** Data lines **
○ ○ ○ ○

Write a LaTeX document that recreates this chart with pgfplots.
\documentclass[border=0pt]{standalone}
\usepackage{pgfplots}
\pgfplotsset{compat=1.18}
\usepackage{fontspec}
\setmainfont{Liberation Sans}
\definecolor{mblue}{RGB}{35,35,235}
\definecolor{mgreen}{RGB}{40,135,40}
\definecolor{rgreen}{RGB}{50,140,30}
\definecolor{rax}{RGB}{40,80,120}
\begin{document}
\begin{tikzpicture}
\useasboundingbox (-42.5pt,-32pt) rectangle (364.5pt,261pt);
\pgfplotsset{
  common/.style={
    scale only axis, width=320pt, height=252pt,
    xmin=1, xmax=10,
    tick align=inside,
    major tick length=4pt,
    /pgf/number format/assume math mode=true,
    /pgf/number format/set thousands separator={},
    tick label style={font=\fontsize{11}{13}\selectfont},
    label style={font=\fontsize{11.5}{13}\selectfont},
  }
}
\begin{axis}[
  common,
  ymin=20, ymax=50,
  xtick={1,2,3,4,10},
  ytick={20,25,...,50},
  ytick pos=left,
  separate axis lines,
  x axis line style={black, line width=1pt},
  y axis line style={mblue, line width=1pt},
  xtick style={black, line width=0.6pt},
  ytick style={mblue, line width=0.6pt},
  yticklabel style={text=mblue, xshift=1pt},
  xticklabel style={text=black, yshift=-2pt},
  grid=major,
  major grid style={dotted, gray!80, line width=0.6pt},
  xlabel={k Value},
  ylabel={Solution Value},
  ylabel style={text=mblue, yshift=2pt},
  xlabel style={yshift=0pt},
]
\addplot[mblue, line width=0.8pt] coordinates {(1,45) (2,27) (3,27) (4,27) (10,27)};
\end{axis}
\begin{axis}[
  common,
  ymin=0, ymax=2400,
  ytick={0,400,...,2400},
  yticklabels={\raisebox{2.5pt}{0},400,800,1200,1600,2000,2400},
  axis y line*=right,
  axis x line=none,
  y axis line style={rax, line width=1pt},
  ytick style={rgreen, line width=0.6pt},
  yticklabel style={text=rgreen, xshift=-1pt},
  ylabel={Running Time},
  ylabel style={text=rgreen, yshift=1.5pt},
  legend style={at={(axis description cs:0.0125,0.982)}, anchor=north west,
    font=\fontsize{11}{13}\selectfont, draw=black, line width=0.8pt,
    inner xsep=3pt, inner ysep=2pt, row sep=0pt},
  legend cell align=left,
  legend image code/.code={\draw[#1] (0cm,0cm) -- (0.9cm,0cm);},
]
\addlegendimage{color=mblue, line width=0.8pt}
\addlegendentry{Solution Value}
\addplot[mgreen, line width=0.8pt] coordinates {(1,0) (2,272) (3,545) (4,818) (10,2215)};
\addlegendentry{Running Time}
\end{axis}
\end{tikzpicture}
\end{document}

○ ○ ○ ○

** The request **
Extract the data exactly as given.

** Full output **
Write a LaTeX document that recreates this chart with pgfplots.
\documentclass[border=0pt]{standalone}
\usepackage{pgfplots}
\pgfplotsset{compat=1.18}
\usepackage{fontspec}
\setmainfont{Liberation Sans}
\definecolor{mblue}{RGB}{35,35,235}
\definecolor{mgreen}{RGB}{40,135,40}
\definecolor{rgreen}{RGB}{50,140,30}
\definecolor{rax}{RGB}{40,80,120}
\begin{document}
\begin{tikzpicture}
\useasboundingbox (-42.5pt,-32pt) rectangle (364.5pt,261pt);
\pgfplotsset{
  common/.style={
    scale only axis, width=320pt, height=252pt,
    xmin=1, xmax=10,
    tick align=inside,
    major tick length=4pt,
    /pgf/number format/assume math mode=true,
    /pgf/number format/set thousands separator={},
    tick label style={font=\fontsize{11}{13}\selectfont},
    label style={font=\fontsize{11.5}{13}\selectfont},
  }
}
\begin{axis}[
  common,
  ymin=20, ymax=50,
  xtick={1,2,3,4,10},
  ytick={20,25,...,50},
  ytick pos=left,
  separate axis lines,
  x axis line style={black, line width=1pt},
  y axis line style={mblue, line width=1pt},
  xtick style={black, line width=0.6pt},
  ytick style={mblue, line width=0.6pt},
  yticklabel style={text=mblue, xshift=1pt},
  xticklabel style={text=black, yshift=-2pt},
  grid=major,
  major grid style={dotted, gray!80, line width=0.6pt},
  xlabel={k Value},
  ylabel={Solution Value},
  ylabel style={text=mblue, yshift=2pt},
  xlabel style={yshift=0pt},
]
\addplot[mblue, line width=0.8pt] coordinates {(1,45) (2,27) (3,27) (4,27) (10,27)};
\end{axis}
\begin{axis}[
  common,
  ymin=0, ymax=2400,
  ytick={0,400,...,2400},
  yticklabels={\raisebox{2.5pt}{0},400,800,1200,1600,2000,2400},
  axis y line*=right,
  axis x line=none,
  y axis line style={rax, line width=1pt},
  ytick style={rgreen, line width=0.6pt},
  yticklabel style={text=rgreen, xshift=-1pt},
  ylabel={Running Time},
  ylabel style={text=rgreen, yshift=1.5pt},
  legend style={at={(axis description cs:0.0125,0.982)}, anchor=north west,
    font=\fontsize{11}{13}\selectfont, draw=black, line width=0.8pt,
    inner xsep=3pt, inner ysep=2pt, row sep=0pt},
  legend cell align=left,
  legend image code/.code={\draw[#1] (0cm,0cm) -- (0.9cm,0cm);},
]
\addlegendimage{color=mblue, line width=0.8pt}
\addlegendentry{Solution Value}
\addplot[mgreen, line width=0.8pt] coordinates {(1,0) (2,272) (3,545) (4,818) (10,2215)};
\addlegendentry{Running Time}
\end{axis}
\end{tikzpicture}
\end{document}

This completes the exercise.